--- start of AVAILABLE DATA ---

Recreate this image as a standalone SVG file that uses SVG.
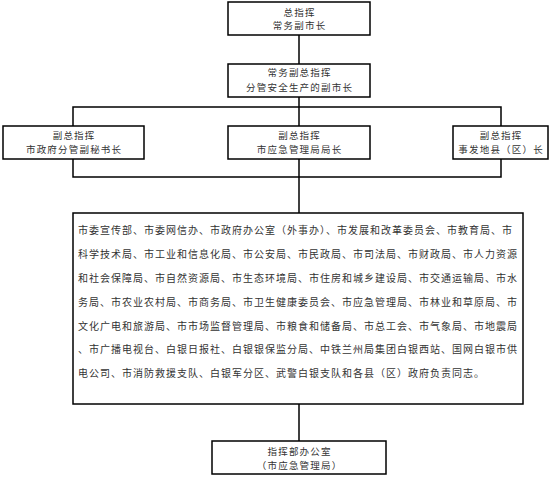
<svg xmlns="http://www.w3.org/2000/svg" width="553" height="481" viewBox="0 0 553 481">
<style>
.box{fill:#fff;stroke:#000;stroke-width:1.5}
.ln{fill:none;stroke:#000;stroke-width:1.5}
text{font-family:"Noto Sans CJK SC","Noto Sans",sans-serif;font-size:9.5px;fill:#333;dominant-baseline:central}
.c{text-anchor:middle;letter-spacing:1.2px}
.b{font-size:10px;letter-spacing:1px}
</style>
<rect width="553" height="481" fill="#fff"/>
<g id="connectors">
<path class="ln" d="M299,35V64"/>
<path class="ln" d="M299,97V126"/>
<path class="ln" d="M73,126V107H501V126"/>
<path class="ln" d="M73,159V177H501V159"/>
<path class="ln" d="M299,159V213"/>
<path class="ln" d="M299,404V441"/>
</g>
<g id="n1">
<rect class="box" x="228" y="2" width="142" height="33"/>
<text class="c" x="299.6" y="11.8">总指挥</text>
<text class="c" x="299.6" y="25.2">常务副市长</text>
</g>
<g id="n2">
<rect class="box" x="228" y="64" width="142" height="33"/>
<text class="c" x="299.6" y="71.5">常务副总指挥</text>
<text class="c" x="299.6" y="86.5">分管安全生产的副市长</text>
</g>
<g id="n3">
<rect class="box" x="3" y="126" width="141" height="33"/>
<text class="c" x="74.1" y="135">副总指挥</text>
<text class="c" x="74.1" y="149">市政府分管副秘书长</text>
</g>
<g id="n4">
<rect class="box" x="228" y="126" width="142" height="33"/>
<text class="c" x="299.6" y="135">副总指挥</text>
<text class="c" x="299.6" y="149">市应急管理局局长</text>
</g>
<g id="n5">
<rect class="box" x="453" y="126" width="95" height="33"/>
<text class="c" x="501.1" y="135">副总指挥</text>
<text class="c" x="501.1" y="149">事发地县（区）长</text>
</g>
<g id="n6">
<rect class="box" x="73" y="213" width="450" height="191"/>
<text class="b" x="78" y="229">市委宣传部、市委网信办、市政府办公室（外事办）、市发展和改革委员会、市教育局、市</text>
<text class="b" x="78" y="253">科学技术局、市工业和信息化局、市公安局、市民政局、市司法局、市财政局、市人力资源</text>
<text class="b" x="78" y="277">和社会保障局、市自然资源局、市生态环境局、市住房和城乡建设局、市交通运输局、市水</text>
<text class="b" x="78" y="301">务局、市农业农村局、市商务局、市卫生健康委员会、市应急管理局、市林业和草原局、市</text>
<text class="b" x="78" y="325">文化广电和旅游局、市市场监督管理局、市粮食和储备局、市总工会、市气象局、市地震局</text>
<text class="b" x="78" y="348">、市广播电视台、白银日报社、白银银保监分局、中铁兰州局集团白银西站、国网白银市供</text>
<text class="b" x="78" y="372">电公司、市消防救援支队、白银军分区、武警白银支队和各县（区）政府负责同志。</text>
</g>
<g id="n7">
<rect class="box" x="212" y="441" width="174" height="33"/>
<text class="c" x="299.6" y="451">指挥部办公室</text>
<text class="c" x="299.6" y="464.5">（市应急管理局）</text>
</g>
</svg>
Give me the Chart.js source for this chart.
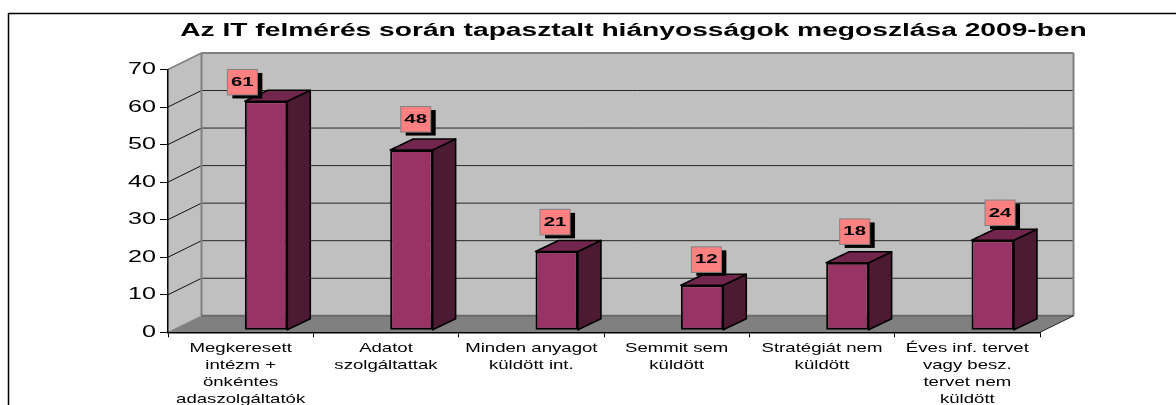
<!DOCTYPE html>
<html><head><meta charset="utf-8">
<style>html,body{margin:0;padding:0;background:#fff;overflow:hidden}canvas{display:block;filter:blur(0.35px)}</style>
<script src="https://cdn.jsdelivr.net/npm/chart.js@4"></script>
</head><body><canvas id="c" width="1176" height="405"></canvas>
<script>
const titleText = 'Az IT felmérés során tapasztalt hiányosságok megoszlása 2009-ben';
const categories = [
  ['Megkeresett','intézm +','önkéntes','adaszolgáltatók'],
  ['Adatot','szolgáltattak'],
  ['Minden anyagot','küldött int.'],
  ['Semmit sem','küldött'],
  ['Stratégiát nem','küldött'],
  ['Éves inf. tervet','vagy besz.','tervet nem','küldött']
];
const values = [61, 48, 21, 12, 18, 24];
const yTicks = [0, 10, 20, 30, 40, 50, 60, 70];
// hand-placed data-label nudges in the source chart, relative to the bar
const labelShiftX = [-24, 4, -2, 4, 7, 7];
const labelGap = [6, 17.7, 16.3, 12.6, 18, 14.3];

const STRETCH = 1.5;            // source text is horizontally stretched
const WALL = {dx: 33.5, dy: -16.5};
const BAR = {dx: 25.4, dy: -2.0, depthX: 23, depthY: -11};
const COL = {wall:'#C0C0C0', floor:'#808080', edge:'#808080', grid:'#262626',
  front:'#993366', side:'#4D1A33', top:'#73264D', label:'#FF8080'};

const canvas = document.getElementById('c');
const ctx0 = canvas.getContext('2d');
const rawFill = ctx0.fillText.bind(ctx0);
ctx0.fillText = function(t, x, y){
  ctx0.save(); ctx0.translate(x, y); ctx0.scale(STRETCH, 1);
  rawFill(t, 0, 0); ctx0.restore();
};

function poly(c, pts, fill, stroke, lw){
  c.beginPath(); pts.forEach((p,i)=> i ? c.lineTo(p[0],p[1]) : c.moveTo(p[0],p[1])); c.closePath();
  if(fill){c.fillStyle=fill;c.fill();}
  if(stroke){c.strokeStyle=stroke;c.lineWidth=lw||1;c.stroke();}
}
function line(c,x1,y1,x2,y2,col,lw){
  c.beginPath();c.moveTo(x1,y1);c.lineTo(x2,y2);c.strokeStyle=col;c.lineWidth=lw;c.stroke();
}

const scene = {
  id:'scene',
  afterLayout(chart){
    chart.titleBlock.left = 0; chart.titleBlock.right = 1267;
  },
  beforeDraw(chart){
    const c = chart.ctx, x = chart.scales.x, y = chart.scales.y;
    const L = x.left, R = x.right, B = y.getPixelForValue(0), T = y.getPixelForValue(70);
    const {dx,dy} = WALL;
    c.save();
    c.fillStyle='#fff'; c.fillRect(0,0,chart.width,chart.height);
    line(c,0+8,13.5,chart.width,13.5,'#000',1.5);
    line(c,8.5,13,8.5,chart.height,'#000',1.5);
    poly(c,[[L+dx,T+dy],[R+dx,T+dy],[R+dx,B+dy],[L+dx,B+dy]],COL.wall);
    poly(c,[[L,T],[L+dx,T+dy],[L+dx,B+dy],[L,B]],COL.wall);
    poly(c,[[L,B],[L+dx,B+dy],[R+dx,B+dy],[R,B]],COL.floor);
    yTicks.forEach(v=>{
      if(v===0||v===70) return;
      const p = y.getPixelForValue(v);
      line(c,L,p,L+dx,p+dy,'#111',1);
      line(c,L+dx,p+dy,R+dx,p+dy,COL.grid,1);
    });
    line(c,L,T,L+dx,T+dy,COL.edge,1.5);
    line(c,L,B,L+dx,B+dy,'#8a8a8a',1);
    line(c,L+dx,T+dy,R+dx,T+dy,COL.edge,2);
    line(c,L+dx,T+dy,L+dx,B+dy,COL.edge,2);
    line(c,R+dx,T+dy,R+dx,B+dy,COL.edge,2);
    line(c,L+dx,B+dy,R+dx,B+dy,'#6a6a6a',2);
    line(c,R,B,R+dx,B+dy,'#222',1);
    c.restore();
  },
  beforeDatasetDraw(chart){
    const c = chart.ctx;
    c.save(); c.translate(BAR.dx, BAR.dy);
    chart.getDatasetMeta(0).data.forEach(el=>{
      const l=el.x-el.width/2, r=el.x+el.width/2, t=el.y, b=el.base;
      const {depthX:a, depthY:d} = BAR;
      c.lineJoin='round';
      poly(c,[[r,t],[r+a,t+d],[r+a,b+d],[r,b]],COL.side,'#000',1.6);
      poly(c,[[l,t],[l+a,t+d],[r+a,t+d],[r,t]],COL.top,'#000',1.6);
    });
  },
  afterDatasetDraw(chart){ chart.ctx.restore(); },
  afterDatasetsDraw(chart){
    const c = chart.ctx;
    c.save();
    chart.getDatasetMeta(0).data.forEach((el,i)=>{
      const w=30,h=25.5;
      const cx = el.x+25.7+labelShiftX[i];
      const bottom = el.y-2.3-labelGap[i];
      const l=cx-w/2, t=bottom-h;
      c.fillStyle='#000'; c.fillRect(l+5,t+3.5,w,h);
      c.fillStyle=COL.label; c.fillRect(l,t,w,h);
      c.strokeStyle='#808080'; c.lineWidth=1; c.strokeRect(l,t,w,h);
      c.fillStyle='#000'; c.font='bold 13.6px "Liberation Sans"';
      c.textAlign='center'; c.textBaseline='middle';
      c.fillText(String(values[i]),cx,t+h/2);
    });
    c.restore();
  }
};

new Chart(canvas,{
  type:'bar',
  data:{labels:categories,datasets:[{
    data:values, backgroundColor:COL.front, borderColor:'#000', borderWidth:2,
    borderSkipped:false, categoryPercentage:1, barPercentage:0.292, clip:false
  }]},
  plugins:[scene],
  options:{
    responsive:false, animation:false, maintainAspectRatio:false,
    layout:{padding:{left:0,right:136,top:0,bottom:0}},
    plugins:{
      legend:{display:false}, tooltip:{enabled:false},
      title:{display:true,text:titleText,color:'#000',
        font:{family:'"Liberation Sans"',size:18.8,weight:'bold',lineHeight:1.2},
        padding:{top:19.7,bottom:27.2}}
    },
    scales:{
      x:{
        afterFit(s){s.height=405-332.3;},
        grid:{drawOnChartArea:false,drawTicks:true,tickLength:5,tickColor:'#000',tickWidth:1},
        border:{color:'#000',width:1.5},
        ticks:{color:'#000',autoSkip:false,maxRotation:0,minRotation:0,padding:3,
          font:{family:'"Liberation Sans"',size:12.4,lineHeight:16.8/12.4}}
      },
      y:{
        min:0,max:70,
        afterFit(s){s.width=168;},
        afterBuildTicks(s){s.ticks=yTicks.map(v=>({value:v}));},
        grid:{drawOnChartArea:false,drawTicks:true,tickLength:8,tickColor:'#000',tickWidth:1},
        border:{color:'#000',width:1.5},
        ticks:{color:'#000',padding:4,font:{family:'"Liberation Sans"',size:16.8}}
      }
    }
  }
});
</script></body></html>
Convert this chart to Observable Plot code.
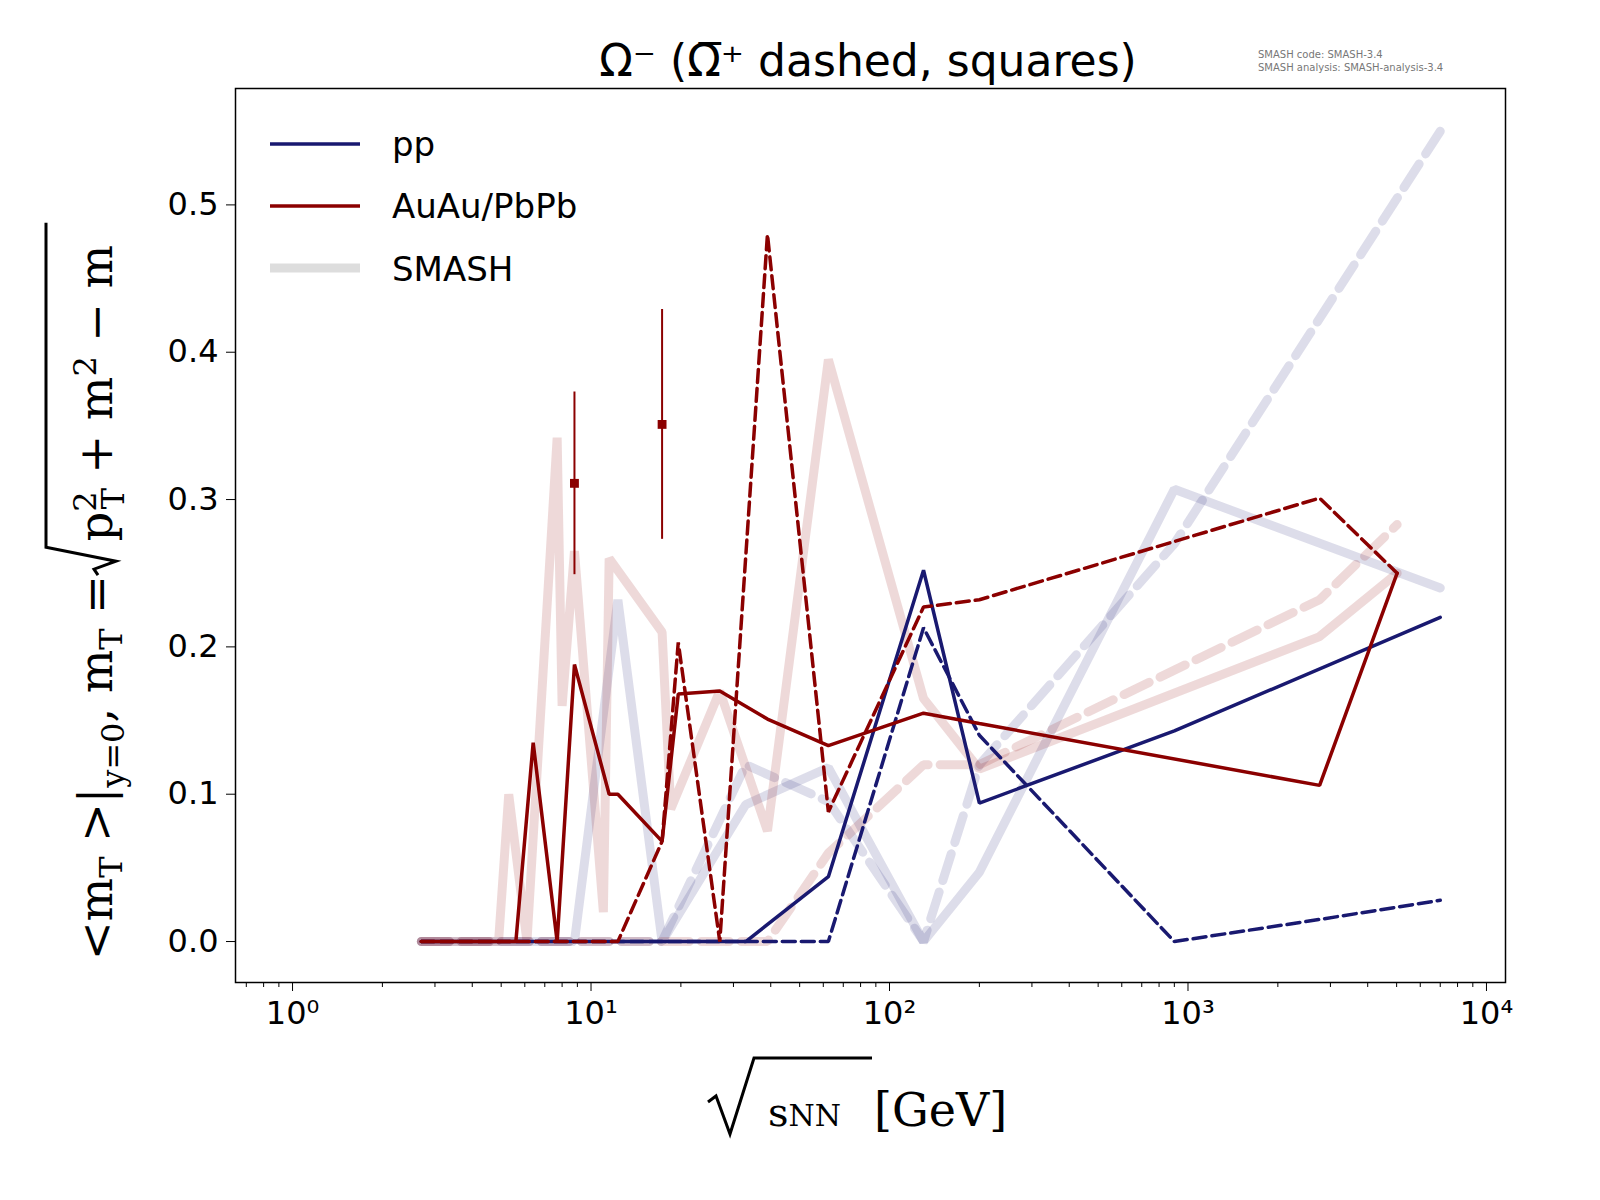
<!DOCTYPE html><html><head><meta charset="utf-8">
<script src="https://cdn.jsdelivr.net/npm/d3@7"></script>
<script src="https://cdn.jsdelivr.net/npm/@observablehq/plot@0.6"></script>
<style>html,body{margin:0;background:#fff;overflow:hidden}#c{position:relative;width:1600px;height:1200px;font-family:"DejaVu Sans"}</style>
</head><body><div id="c"></div><script>
const ppSolid=[[2.7,0],[8.8,0],[17.3,0],[33,0],[62.4,0.044],[130,0.252],[200,0.094],[900,0.143],[7000,0.22]];
const ppDashed=[[2.7,0],[62.4,0],[130,0.213],[200,0.14],[900,0],[2760,0.015],[7000,0.028]];
const aaSolid=[[2.7,0],[5.6,0],[6.4,0.135],[7.7,0],[8.8,0.188],[11.5,0.1],[12.3,0.1],[17.3,0.068],[19.6,0.168],[27,0.17],[39,0.151],[62.4,0.133],[130,0.155],[200,0.148],[2760,0.106],[5020,0.25]];
const aaDashed=[[2.7,0],[12.3,0],[17.3,0.068],[19.6,0.203],[27,0],[39,0.48],[62.4,0.088],[130,0.227],[200,0.232],[2760,0.301],[5020,0.25]];
const aaSmashSolid=[[2.7,0],[4.9,0],[5.3,0.1],[6.1,0],[7.7,0.342],[8.0,0.16],[8.8,0.265],[11.0,0.02],[11.5,0.26],[17.3,0.21],[18.5,0.09],[27,0.17],[39,0.075],[62.4,0.395],[130,0.165],[200,0.117],[2760,0.207],[5020,0.25]];
const aaSmashDashed=[[2.7,0],[39,0],[62.4,0.06],[130,0.12],[200,0.12],[2760,0.232],[5020,0.283]];
const ppSmashSolid=[[2.7,0],[8.8,0],[12.3,0.232],[17.3,0],[33,0.093],[62.4,0.118],[130,0],[200,0.047],[900,0.307],[7000,0.24]];
const ppSmashDashed=[[2.7,0],[17.3,0],[33,0.12],[62.4,0.095],[130,0.0],[200,0.12],[900,0.27],[7000,0.55]];
const expX=[8.8,17.3],expY=[0.311,0.351],expErr=[0.062,0.078];
const majorTicks=[1,10,100,1000,10000],tickLabels=["10⁰","10¹","10²","10³","10⁴"];
const minorTicks=[];for(let d=-1;d<4;d++)for(let k=2;k<10;k++){const v=k*10**d;if(v>0.65&&v<11500)minorTicks.push(v);}
const exp=expX.map((x,i)=>({x,y:expY[i],lo:expY[i]-expErr[i],hi:expY[i]+expErr[i]}));
const navy="#191970",red="#8b0000";
const ln=(d,c,w,dash,op=1)=>Plot.line(d,{x:d=>d[0],y:d=>d[1],stroke:c,strokeWidth:w,strokeDasharray:dash,strokeOpacity:op,strokeLinejoin:"miter"});
const p=Plot.plot({width:1600,height:1200,marginLeft:235,marginRight:95,marginTop:88,marginBottom:218,
 style:{fontSize:"30px",fontFamily:"DejaVu Sans",color:"#000"},
 x:{type:"log",domain:[0.644,11580],label:null},
 y:{domain:[-0.0278,0.579],label:null},
 marks:[
  ln(ppSmashSolid,navy,9,null,0.15),ln(ppSmashDashed,navy,9,"28 12",0.15),
  ln(aaSmashSolid,red,9,null,0.15),ln(aaSmashDashed,red,9,"28 12",0.15),
  ln(ppSolid,navy,3.5,null),ln(ppDashed,navy,3.5,"13 6"),
  ln(aaSolid,red,3.5,null),ln(aaDashed,red,3.5,"13 6"),
  Plot.ruleX(exp,{x:"x",y1:"lo",y2:"hi",stroke:red,strokeWidth:2}),
  Plot.dot(exp,{x:"x",y:"y",symbol:"square",fill:red,r:5}),
  Plot.frame({stroke:"#000",strokeWidth:1.5}),
  Plot.axisX({ticks:majorTicks,tickFormat:(d)=>tickLabels[majorTicks.indexOf(d)],tickSize:9,tickPadding:10,fontSize:32}),
  Plot.axisX({ticks:minorTicks,tickFormat:()=>"",tickSize:5}),
  Plot.axisY({ticks:[0,0.1,0.2,0.3,0.4,0.5],tickFormat:d3.format(".1f"),tickSize:9,tickPadding:8,fontSize:32})
 ]});
const c=document.getElementById("c");c.appendChild(p);p.style.position="absolute";p.style.left="0";p.style.top="0";
const ns="http://www.w3.org/2000/svg";
const ov=document.createElementNS(ns,"svg");ov.setAttribute("width",1600);ov.setAttribute("height",1200);ov.style.position="absolute";ov.style.left=0;ov.style.top=0;
ov.innerHTML=`
<text x="868" y="76" text-anchor="middle" font-size="44" font-family="DejaVu Sans">Ω⁻ (Ω̅⁺ dashed, squares)</text>
<text x="1258" y="58" font-size="10" fill="#777" font-family="DejaVu Sans">SMASH code:      SMASH-3.4</text>
<text x="1258" y="71" font-size="10" fill="#777" font-family="DejaVu Sans">SMASH analysis: SMASH-analysis-3.4</text>
<line x1="270" x2="360" y1="144" y2="144" stroke="${navy}" stroke-width="3.5"/>
<text x="392" y="156" font-size="34">pp</text>
<line x1="270" x2="360" y1="206" y2="206" stroke="${red}" stroke-width="3.5"/>
<text x="392" y="218" font-size="34">AuAu/PbPb</text>
<line x1="270" x2="360" y1="268" y2="268" stroke="#ddd" stroke-width="9"/>
<text x="392" y="281" font-size="34">SMASH</text>
<g font-family="DejaVu Serif" font-size="46">
<path d="M708 1102 l8 -6 l14 38 l24 -76 h118" fill="none" stroke="#000" stroke-width="3"/>
<text x="768" y="1126" font-size="40">s<tspan font-size="30">NN</tspan></text>
<text x="874" y="1126">[GeV]</text>
</g>
<g id="yl" transform="translate(112,0) rotate(-90)" font-family="DejaVu Serif" font-size="46">
<text id="t1" x="0" y="0">&lt;m<tspan font-size="32" dy="10">T</tspan><tspan dy="-10"> &gt;|</tspan><tspan font-size="32" dy="12">y=0</tspan><tspan dy="-12">,  m</tspan><tspan font-size="32" dy="10">T</tspan><tspan dy="-10"> = </tspan></text>
<path id="rad" fill="none" stroke="#000" stroke-width="3"/>
<text id="t2" y="0">p<tspan font-size="32" dy="-16">2</tspan><tspan font-size="32" dx="-18" dy="28">T</tspan><tspan dy="-12"> + m</tspan><tspan font-size="32" dy="-16">2</tspan><tspan dy="16"> − m</tspan></text>
</g>`;
c.appendChild(ov);
const t1=ov.querySelector("#t1"),t2=ov.querySelector("#t2"),rad=ov.querySelector("#rad");
const w1=t1.getComputedTextLength(),w2=t2.getComputedTextLength();
const rw=30, total=w1+rw+w2;
const start=-960; // along rotated x (= -page y)
t1.setAttribute("x",start);
const rx=start+w1;
t2.setAttribute("x",rx+rw+4);
rad.setAttribute("d",`M${rx} -14 l6 -4 l8 22 l14 -70 H${rx+rw+4+w2+4}`);
</script></body></html>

--- end of AVAILABLE DATA ---

■ TASK TO COMPLETE ■
In the records above, find the lines containing "source" and copy them.

■ SOLVED PROBLEM ■
Give me the Chart.js source for this chart.
// hand-placed data-label nudges in the source chart, relative to the bar
const STRETCH = 1.5;            // source text is horizontally stretched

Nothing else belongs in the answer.